(Host) The state of Vermont has changed its mind and now says it will not oppose a major wind energy project planned for the Northeast Kingdom.
But the state Department of Public Service says it still has concerns about large-scale wind development.
Officials say they are withholding final judgment on the Northeast Kingdom project until they evaluate the power supply deal the developer offers.
VPR’s John Dillon reports:
(Dillon) Last summer, the Department of Public Service came out against a wind project planned for the towns of Sheffield and Sutton.
The company, UPC Wind, wanted to erect 26 turbines.
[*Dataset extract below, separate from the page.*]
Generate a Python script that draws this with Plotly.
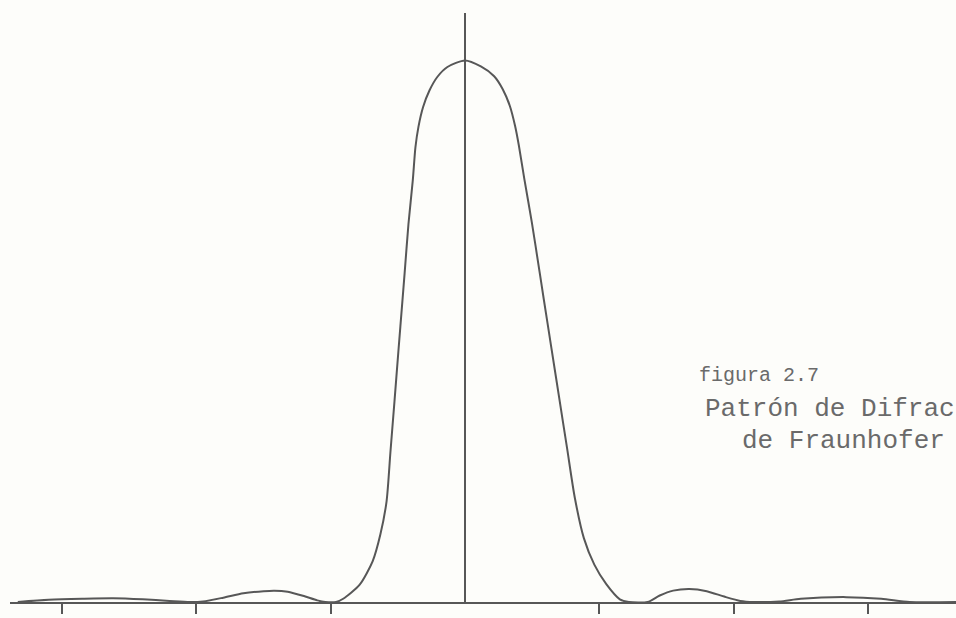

And the state said a project of that scale could harm the orderly development of the region.
But UPC has since eliminated 10 turbines from its proposal. And the state has substantially softened its criticism.
David O’Brien is commissioner of the Public Service.
(O’Brien) “There are some details and some significant details that have to be worked out. But at the end of the day, we could not simply oppose the project based on the body of evidence that we were working from.”
(Dillon) The Public Service Board will ultimately decide if UPC gets approval. The Department of Public Service represents ratepayers in the case.
(Obrien) “This project was dramatically altered by the petitioner, changing the scope and the impact and certainly the scale of the project, both in terms of aesthetics and other considerations. And perhaps this is something that when the evidence is before the board they would approve it, perhaps not.”
(Dillon) The state’s change of mind was good news for UPC wind. Spokesman Erik Filkhorn says the developers tried to adjust the project to reflect the concerns of local residents.
(Filkhorn) “I think there’s been a lot of doubt out there in the process. And what the testimony indicates today is that wind is possible in Vermont.”
(Dillon) But UPC still faces some hurdles. O’Brien, the Public Service Commissioner, says he wants to see more details of how UPC will sell its power. He says he’d like to see long-term, stable power contracts with local utilities.
(Obrien) “We haven’t seen evidence yet that those sort of arrangements have been made with our utilities. From our perspective, if we’re going to see development of this sort of scale in Vermont, at an absolute minimum we need to see the benefits of that kind of power flowing to Vermont consumers.”
(Dillon) The Agency of Natural Resources also filed testimony on the project’s impacts on wildlife. Agency officials said the developer’s studies appear to show the project will not hurt migrating bats. However, the agency raised concerns about bear habitat in the area.
For Vermont Public Radio, I’m John Dillon in Montpelier.